I gave it 3 stars for writing style, 2 stars for content, and rounded up.

Happy Reading!
13 of 16 people found the following review helpful
5.0 out of 5 stars Excellent historical fantasy; I want more July 24 2012
By D. Williams - Published on Amazon.com
Format:Paperback|Vine Customer Review of Free Product
In ancient Wales and Cornwall, known in this novel as Cymru, Alwen arrives at Fane Gramarye, the stronghold of the Stewards, a guild for sorcerers. She is the Mistress of the Spiritual Realm, and, as such, is second in line of succession. Madoc, the leader (Ard Druidh), realizes that he is getting old. He and his successor must go to the Well of Tears and perform a ceremony that adds his memories to those of all the previous Ard Drudhs and pass those memories on to the successor.

But who will the successor be? Is there treachery afoot that will destroy the world of Fane Gramarye, and thus Cymru, as it does Alwen's daughter Eirlys?
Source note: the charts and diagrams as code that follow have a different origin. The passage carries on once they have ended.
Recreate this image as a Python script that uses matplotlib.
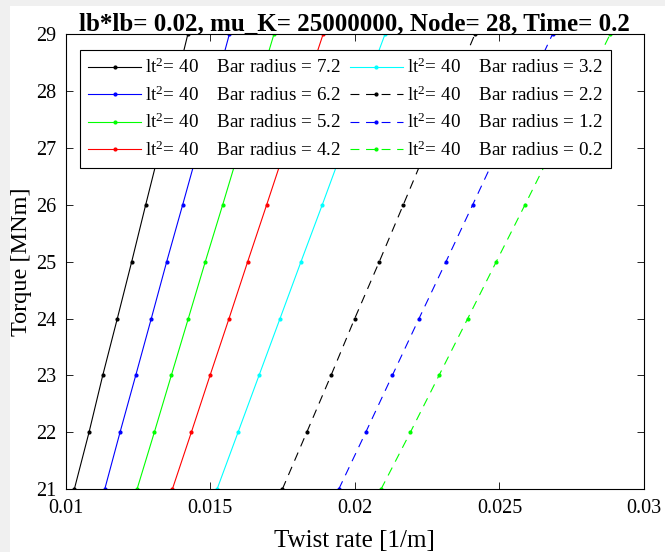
import matplotlib
matplotlib.use("Agg")
import matplotlib.pyplot as plt
from matplotlib.patches import Rectangle

torque = [21, 22, 23, 24, 25, 26, 27, 28, 29]
bar_radius = [7.2, 6.2, 5.2, 4.2, 3.2, 2.2, 1.2, 0.2]
lt2 = [40, 40, 40, 40, 40, 40, 40, 40]

twist_r72 = [0.010297, 0.010806, 0.011280, 0.011785, 0.012283, 0.012767, 0.013261, 0.013745, 0.014226]
twist_r62 = [0.011349, 0.011878, 0.012421, 0.012960, 0.013493, 0.014046, 0.014593, 0.015129, 0.015662]
twist_r52 = [0.012466, 0.013064, 0.013652, 0.014240, 0.014828, 0.015430, 0.016021, 0.016616, 0.017204]
twist_r42 = [0.013687, 0.014344, 0.014991, 0.015648, 0.016294, 0.016951, 0.017602, 0.018252, 0.018905]
twist_r32 = [0.015233, 0.015959, 0.016685, 0.017412, 0.018138, 0.018874, 0.019597, 0.020316, 0.021046]
twist_r22 = [0.017491, 0.018335, 0.019175, 0.019995, 0.020846, 0.021676, 0.022502, 0.023325, 0.024155]
twist_r12 = [0.019442, 0.020375, 0.021295, 0.022219, 0.023152, 0.024076, 0.024996, 0.025919, 0.026839]
twist_r02 = [0.020904, 0.021918, 0.022910, 0.023903, 0.024892, 0.025885, 0.026870, 0.027856, 0.028834]

series = [twist_r72, twist_r62, twist_r52, twist_r42, twist_r32, twist_r22, twist_r12, twist_r02]
colors = ['#000000', '#0000ff', '#00ff00', '#ff0000', '#00ffff', '#000000', '#0000ff', '#00ff00']
dashed = [False, False, False, False, False, True, True, True]

xticks = [0.01, 0.015, 0.02, 0.025, 0.03]
xticklabels = ['0.01', '0.015', '0.02', '0.025', '0.03']
yticks = [21, 22, 23, 24, 25, 26, 27, 28, 29]

plt.rcParams['font.family'] = ['Liberation Serif', 'DejaVu Serif']
plt.rcParams['mathtext.fontset'] = 'custom'
plt.rcParams['mathtext.rm'] = 'Liberation Serif'
plt.rcParams['mathtext.it'] = 'Liberation Serif:italic'

fig = plt.figure(figsize=(6.65, 5.52), dpi=100, facecolor='#f0f0f0')
fig.patches.append(Rectangle((10 / 665, 0), 1, 1 - 6 / 552, transform=fig.transFigure,
                             facecolor='white', edgecolor='none', zorder=-10))
ax = fig.add_axes([65.7 / 665, 1 - 489.3 / 552, (644 - 65.7) / 665, (489.3 - 34) / 552])

for xs, c, d, r, l in zip(series, colors, dashed, bar_radius, lt2):
    ls = (0, (8, 6)) if d else '-'
    ax.plot(xs, torque, color=c, linestyle=ls, linewidth=0.8, marker='.', markersize=4,
            label=f'lt$^2$= {l}    Bar radius = {r}')

ax.set_xlim(0.01, 0.03)
ax.set_ylim(21, 29)
ax.set_xticks(xticks)
ax.set_xticklabels(xticklabels)
ax.set_yticks(yticks)
ax.tick_params(direction='in', top=True, right=True, labelsize=14.5, length=5, width=0.6)
ax.tick_params(axis='x', pad=7)
ax.tick_params(axis='y', pad=7)
for s in ax.spines.values():
    s.set_linewidth(0.8)
ax.set_xlabel('Twist rate [1/m]', fontsize=18)
ax.set_ylabel('Torque [MNm]', fontsize=17.5)
ax.xaxis.set_label_coords(0.5, (489.3 - 530) / 455.3)
ax.yaxis.set_label_coords((32 - 65.7) / 578.3, 0.5)
ax.set_title('lb*lb= 0.02, mu_K= 25000000, Node= 28, Time= 0.2', fontsize=18,
             fontweight='bold', pad=3)

leg = ax.legend(ncol=2, loc='upper left', bbox_to_anchor=(14.7 / 578.3, 1 - 16 / 455.3),
                fontsize=13.8, frameon=True, fancybox=False, framealpha=1, edgecolor='black',
                handlelength=2.74, numpoints=1, borderpad=0.42, labelspacing=0.42,
                columnspacing=0.45, handletextpad=0.23, borderaxespad=0)
leg.get_frame().set_linewidth(0.8)

fig.savefig('out.png', dpi=100, facecolor=fig.get_facecolor())
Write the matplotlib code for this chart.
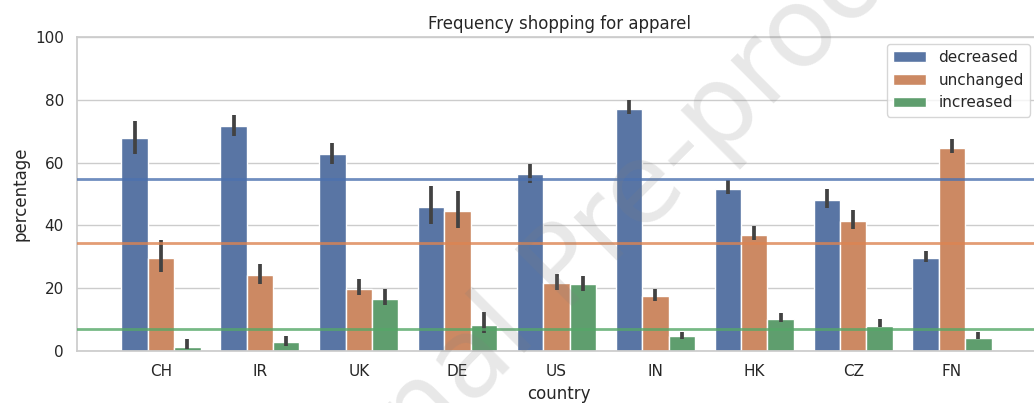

This is a very enjoyable historical fantasy novel with helpful back matter - a lexicon of the stewardry, the hierarchy of the stewardry, and the bloodlines (descriptions of the characters and their clans). The novel's style and pacing are very good; the characters are well-developed; the plot is engrossing. The ending seems to be hanging a bit, but that simply leaves things open for this to become a series. The author's biographical matter does indeed state that The Well of Tears is " her first book, but hardly her last," and I do look forward to more.
6 of 7 people found the following review helpful
5.0 out of 5 stars For my son Feb. 23 2013
By Jim Z - Published on Amazon.com
Format:Paperback|Vine Customer Review of Free Product
Our son has always held a great interest in mythical and magical things. He even owns a full set of armor which he purchased with his saved allowance at the age of 14.
So I obtained this book for him , having heard about it on a local radio program.
He said after completing it , that it held all the elements that make this style of writing so appealing to him.
He said it flowed well , was easy to follow and that he will recommend it to his "geek" friends.